Even more recently I introduced new categories of outrageous jurists, bureaucrats and economic illiterates. Rather than create separate one-offs for each category, last year I bundled them in the "minor awards", and the current post is the second in the series.
- Bad Judge of the Year: Justice Kennedy on Obergefell v Hodges
via Biography |
I have published my opinions on "gay marriage" elsewhere (see here, for example). I don't have a problem with gay individuals' rights to associate freely, to form relationships (and use whatever language they want to use to characterize their commitments to each other) and live their own lives in the pursuit of happiness. I see the institutions of marriage and family as private sector constructs predating and independent of the State. As a general principle, I don't believe that the State should intervene in the social context, including economic incentives or privileges. I see the state definition of marriage as more reflective of or proxy for a social preference/public morals under the Tenth Amendment. If states wanted to confer special privileges on nontraditional relationships, fine, but for decisions to be imposed by the judicial branch is tyrannical. (Note that the states in question did not prohibit nontraditional relationships.) To argue that legal traditions going back to English precedents were "discriminatory" is ludicrous.
This is where Justice Kennedy comes into play. In the prior decision, Kennedy explicitly recognized the Tenth Amendment, but he decided the CA Prop 8 decision on a legal technicality of standing (the then Governator and AG Jerry Brown refused to defend pro-traditional marriage Prop 8 in court). Activist judges and Courts of Appeal then set aside traditional marriage propositions in up to 31 states; a couple of Appeals courts ruled in favor of traditional marriage definition. When I saw SCOTUS refuse to set aside the pro-gay marriage decisions in other circuits but did agree to pick up the appeal of the states rights decisions, I knew how the decision in Obergefell would come down.
- Economic Illiterate of the Year: Sen. Bernie Sanders (I-VT), Presidential Candidate
via Wikipedia |
- Scumbag Public Servant of the Year: Diana Rubens and Kimberly Graves, VA
via Fellowship of the Minds |
The Department of Veterans Affairs reportedly paid out more than $142 million in performance bonuses in 2014 despite a string of scandals inside the agency...But [new VA management] only restricted bonuses for senior execs in the embattled Veterans Health Administration. The VA continued to pay bonuses to other workers in other departments, including those facing their own controversies.

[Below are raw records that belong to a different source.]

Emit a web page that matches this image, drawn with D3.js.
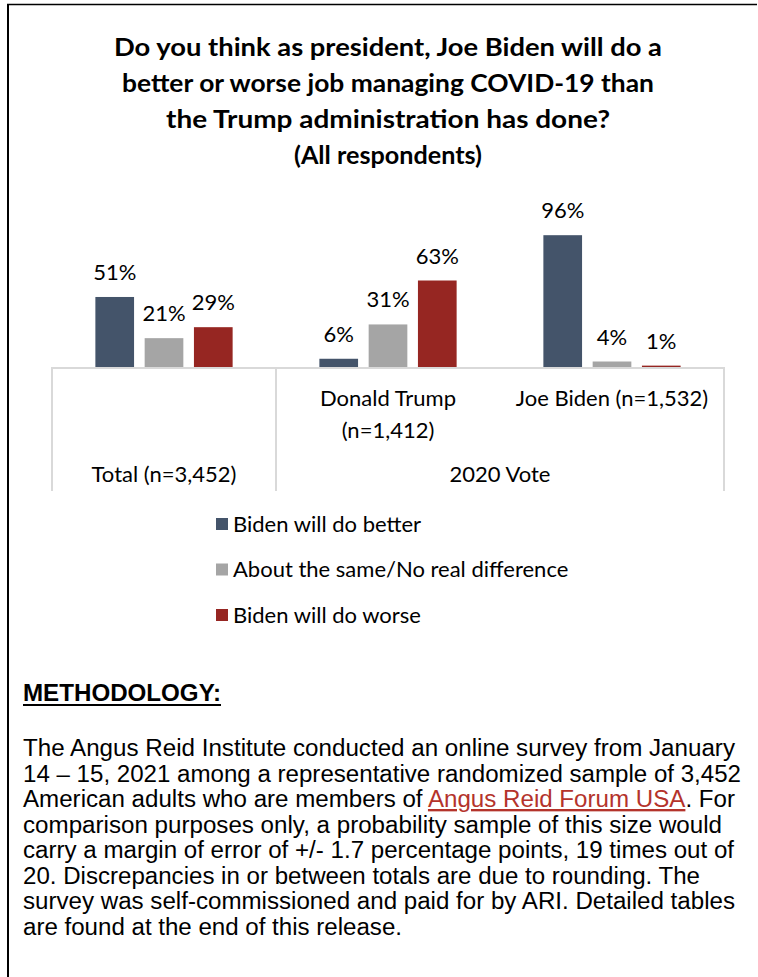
<!DOCTYPE html>
<html>
<head>
<meta charset="utf-8">
<script src="https://cdn.jsdelivr.net/npm/d3@7"></script>
<style>
  html, body { margin: 0; padding: 0; background: #fff; }
  svg { display: block; }
</style>
</head>
<body>
<svg id="chart" width="758" height="977"></svg>
<script>
// ---- data ----
const titleLines = [
  "Do you think as president, Joe Biden will do a",
  "better or worse job managing COVID-19 than",
  "the Trump administration has done?",
  "(All respondents)"
];
const titleWidths = [548, 532, 444, 188];
const categories = ["Total", "Donald Trump", "Joe Biden"];
const categoryLabels = [[], ["Donald Trump", "(n=1,412)"], ["Joe Biden (n=1,532)"]];
const groupLabels = ["Total (n=3,452)", "2020 Vote"];
const groupMembers = [["Total"], ["Donald Trump", "Joe Biden"]];
const seriesNames = ["Biden will do better", "About the same/No real difference", "Biden will do worse"];
const betterValues = [51, 6, 96];
const sameValues = [21, 31, 4];
const worseValues = [29, 63, 1];
const seriesColors = ["#44546a", "#a5a5a5", "#962622"];

const methodologyHeading = "METHODOLOGY:";
const methodologyLines = [
  [["The Angus Reid Institute conducted an online survey from January", false]],
  [["14 \u2013 15, 2021 among a representative randomized sample of 3,452", false]],
  [["American adults who are members of ", false], ["Angus Reid Forum USA", true], [". For", false]],
  [["comparison purposes only, a probability sample of this size would", false]],
  [["carry a margin of error of +/- 1.7 percentage points, 19 times out of", false]],
  [["20. Discrepancies in or between totals are due to rounding. The", false]],
  [["survey was self-commissioned and paid for by ARI. Detailed tables", false]],
  [["are found at the end of this release.", false]]
];
const methodologyWidths = [712, 718, 712, 699, 711, 677, 712, 379];

const seriesValues = [betterValues, sameValues, worseValues];

// ---- layout ----
const svg = d3.select("#chart");
const labelFont = "Lato, 'Open Sans', sans-serif";
const baseY = 367;
const left = 52, right = 724;

// page frame (left and top rules)
svg.append("line").attr("x1", 8).attr("x2", 8).attr("y1", 4).attr("y2", 977)
  .attr("stroke", "#000").attr("stroke-width", 2);
svg.append("line").attr("x1", 7).attr("x2", 757).attr("y1", 4.5).attr("y2", 4.5)
  .attr("stroke", "#000").attr("stroke-width", 1.5);

// title
svg.append("g").selectAll("text").data(titleLines).join("text")
  .attr("x", 388)
  .attr("y", (d, i) => 56 + i * 36)
  .attr("text-anchor", "middle")
  .attr("font-family", labelFont)
  .attr("font-weight", 700)
  .attr("font-size", 25)
  .attr("fill", "#000")
  .attr("textLength", (d, i) => titleWidths[i])
  .attr("lengthAdjust", "spacingAndGlyphs")
  .text(d => d);

// scales
const x0 = d3.scaleBand().domain(categories).range([left, right]).padding(0);
const x1 = d3.scaleBand().domain(d3.range(seriesNames.length))
  .range([0, x0.bandwidth()]).paddingInner(0.215).paddingOuter(0.88);
const y = d3.scaleLinear().domain([0, 100]).range([baseY, baseY - 137.3]);

const bars = [];
categories.forEach((c, ci) => {
  seriesValues.forEach((vals, si) => {
    bars.push({ cat: c, s: si, v: vals[ci] });
  });
});

const gBars = svg.append("g");
gBars.selectAll("rect").data(bars).join("rect")
  .attr("x", d => x0(d.cat) + x1(d.s))
  .attr("width", x1.bandwidth())
  .attr("y", d => y(d.v))
  .attr("height", d => y(0) - y(d.v))
  .attr("fill", d => seriesColors[d.s]);

gBars.selectAll("text").data(bars).join("text")
  .attr("x", d => x0(d.cat) + x1(d.s) + x1.bandwidth() / 2)
  .attr("y", d => y(d.v) - 17)
  .attr("text-anchor", "middle")
  .attr("font-family", labelFont)
  .attr("font-size", 22)
  .attr("fill", "#000")
  .text(d => d.v + "%");

// category table below the bars
const grid = svg.append("g").attr("stroke", "#d9d9d9").attr("stroke-width", 2);
grid.append("line").attr("x1", left).attr("x2", right).attr("y1", baseY + 1).attr("y2", baseY + 1);
const boundaries = [left, x0("Donald Trump"), right];
grid.selectAll("line.v").data(boundaries).join("line").attr("class", "v")
  .attr("x1", d => d).attr("x2", d => d)
  .attr("y1", baseY).attr("y2", 491);

const catText = svg.append("g")
  .attr("font-family", labelFont).attr("font-size", 22).attr("fill", "#000")
  .attr("text-anchor", "middle");
categories.forEach((c, ci) => {
  categoryLabels[ci].forEach((line, li) => {
    catText.append("text")
      .attr("x", x0(c) + x0.bandwidth() / 2)
      .attr("y", 406 + li * 32)
      .text(line);
  });
});
groupLabels.forEach((g, gi) => {
  const members = groupMembers[gi];
  const gx0 = x0(members[0]);
  const gx1 = x0(members[members.length - 1]) + x0.bandwidth();
  catText.append("text")
    .attr("x", (gx0 + gx1) / 2)
    .attr("y", 482)
    .text(g);
});

// legend
const legend = svg.append("g").selectAll("g").data(seriesNames).join("g")
  .attr("transform", (d, i) => `translate(216, ${524 + i * 45.5})`);
legend.append("rect").attr("x", 0).attr("y", -6).attr("width", 12).attr("height", 12)
  .attr("fill", (d, i) => seriesColors[i]);
legend.append("text").attr("x", 17).attr("y", 7.5)
  .attr("font-family", labelFont).attr("font-size", 22).attr("fill", "#000")
  .text(d => d);

// methodology note
const noteFont = "'Liberation Sans Narrow', 'Arial Narrow', 'Liberation Sans', Arial, sans-serif";
svg.append("text").attr("x", 23).attr("y", 701)
  .attr("font-family", noteFont).attr("font-weight", 700).attr("font-size", 23.5)
  .attr("fill", "#000").text(methodologyHeading)
  .attr("textLength", 198).attr("lengthAdjust", "spacingAndGlyphs");
svg.append("line").attr("x1", 23).attr("x2", 221).attr("y1", 705).attr("y2", 705)
  .attr("stroke", "#000").attr("stroke-width", 2);

const body = svg.append("g").attr("font-family", noteFont).attr("font-size", 23.5).attr("fill", "#000");
methodologyLines.forEach((parts, li) => {
  const t = body.append("text").attr("x", 23).attr("y", 756 + li * 25.5)
    .attr("textLength", methodologyWidths[li]).attr("lengthAdjust", "spacingAndGlyphs");
  parts.forEach(([str, link]) => {
    const ts = t.append("tspan").text(str);
    if (link) ts.attr("fill", "#b4332b").attr("text-decoration", "underline");
  });
});
</script>
</body>
</html>
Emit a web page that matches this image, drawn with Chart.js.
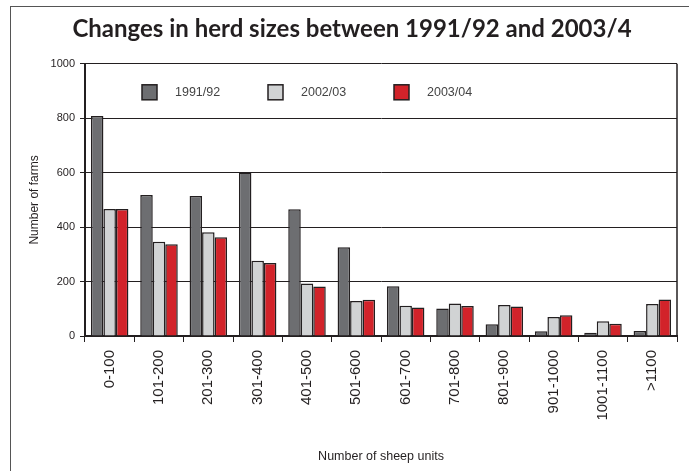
<!DOCTYPE html>
<html>
<head>
<meta charset="utf-8">
<script src="https://cdn.jsdelivr.net/npm/chart.js@4"></script>
<style>
    html, body { margin: 0; padding: 0; background: #fff; }
    #wrap { width: 689px; height: 471px; position: relative; }
</style>
</head>
<body>
<div id="wrap"><canvas id="herd-chart" width="689" height="471"></canvas></div>
<script>
// Chart data
const categories = ['0-100', '101-200', '201-300', '301-400', '401-500', '501-600',
    '601-700', '701-800', '801-900', '901-1000', '1001-1100', '>1100'];
const seriesLabels = ['1991/92', '2002/03', '2003/04'];
const farms1991 = [808, 518, 514, 601, 466, 326, 183, 101, 43, 17, 12, 18];
const farms2002 = [467, 346, 381, 276, 193, 129, 111, 119, 114, 70, 54, 118];
const farms2003 = [467, 337, 363, 268, 182, 133, 105, 110, 108, 76, 45, 134];
const yTicks = [0, 200, 400, 600, 800, 1000];

const colors = ['#6d6e71', '#d1d3d4', '#d2232a'];
const ink = '#231f20';

// Frame, right border and in-plot legend
const decorPlugin = {
    id: 'decor',
    beforeDraw(chart) {
        const c = chart.ctx;
        c.save();
        c.fillStyle = '#fff';
        c.fillRect(0, 0, chart.width, chart.height);
        c.strokeStyle = '#555';
        c.lineWidth = 1;
        c.strokeRect(10.5, 6.5, 720, 500);
        c.restore();
    },
    afterDraw(chart) {
        const c = chart.ctx;
        const a = chart.chartArea;
        c.save();
        c.strokeStyle = ink;
        c.lineWidth = 1.5;
        c.beginPath();
        c.moveTo(a.right, a.top);
        c.lineTo(a.right, a.bottom);
        c.stroke();

        c.font = '12.5px "Liberation Sans", Arial, sans-serif';
        c.textBaseline = 'middle';
        chart.data.datasets.forEach((ds, i) => {
            const x = a.left + 57 + i * 126;
            const y = a.top + 28;
            c.fillStyle = ds.backgroundColor;
            c.fillRect(x, y - 7, 15, 15);
            c.strokeStyle = ink;
            c.lineWidth = 1.5;
            c.strokeRect(x, y - 7, 15, 15);
            c.fillStyle = '#444';
            c.fillText(ds.label, x + 33, y + 1);
        });
        c.restore();
    }
};

const ctx = document.getElementById('herd-chart').getContext('2d');
new Chart(ctx, {
    type: 'bar',
    data: {
        labels: categories,
        datasets: [farms1991, farms2002, farms2003].map((vals, i) => ({
            label: seriesLabels[i],
            data: vals,
            backgroundColor: colors[i],
            borderColor: ink,
            borderWidth: 1.5,
            barPercentage: 1,
            categoryPercentage: 0.76
        }))
    },
    options: {
        responsive: false,
        animation: false,
        layout: { padding: { left: 27, right: 12, top: 0, bottom: 0 } },
        plugins: {
            legend: { display: false },
            tooltip: { enabled: false },
            title: {
                display: true,
                text: 'Changes in herd sizes between 1991/92 and 2003/4',
                color: ink,
                font: { family: 'Lato, "Open Sans", sans-serif', size: 24, weight: 'bold' },
                padding: { top: 15, bottom: 20 }
            }
        },
        scales: {
            x: {
                grid: { drawOnChartArea: false, tickLength: 6, color: ink, lineWidth: 1 },
                border: { color: ink, width: 2 },
                ticks: {
                    color: ink,
                    minRotation: 90,
                    maxRotation: 90,
                    padding: 8,
                    font: { family: '"Liberation Sans", Arial, sans-serif', size: 15 }
                },
                title: {
                    display: true,
                    text: 'Number of sheep units',
                    color: ink,
                    font: { family: '"Liberation Sans", Arial, sans-serif', size: 12.5 },
                    padding: { top: 0, bottom: 7 }
                },
                afterFit(scale) { scale.height = 135; }
            },
            y: {
                min: 0,
                max: 1000,
                afterBuildTicks(scale) { scale.ticks = yTicks.map(v => ({ value: v })); },
                grid: { color: ink, lineWidth: 1, tickLength: 5 },
                border: { color: ink, width: 2 },
                ticks: {
                    color: ink,
                    padding: 5,
                    callback: v => String(v),
                    font: { family: '"Liberation Sans", Arial, sans-serif', size: 11 }
                },
                title: {
                    display: true,
                    text: 'Number of farms',
                    color: ink,
                    font: { family: '"Liberation Sans", Arial, sans-serif', size: 12 },
                    padding: { top: 0, bottom: 5 }
                },
                afterFit(scale) { scale.width = 58; }
            }
        }
    },
    plugins: [decorPlugin]
});
</script>
</body>
</html>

On Sept. 28, 2015, the VA Inspector General’s office issued a report finding that Rubens and Graves had “inappropriately used their positions of authority for personal and financial benefit” by arranging the transfer of subordinates whose jobs they wanted and then volunteering to fill the vacancies.
Rubens became director of Veterans Benefits Administration’s Philadelphia and Wilmington VA regional offices and received $274,019.12 for relocation expenses under a program that was meant to offer incentives for hard-to-fill posts. Graves became director of the VBA’s St. Paul, Minn., regional office, with relocation pay of $129,467.56.
Both women maintained their senior executive salaries after transferring to these less-demanding jobs. Their predecessors also received relocation costs totaling $60,000, the report found. Rubens received an $8,000 bonus last year, which she was not asked to repay.
The Department of Veterans Affairs will not try to recoup more than $400,000 from [Rubens and Graves], The agency has remained silent on questions about its decision to demote and transfer but not fire [the two women].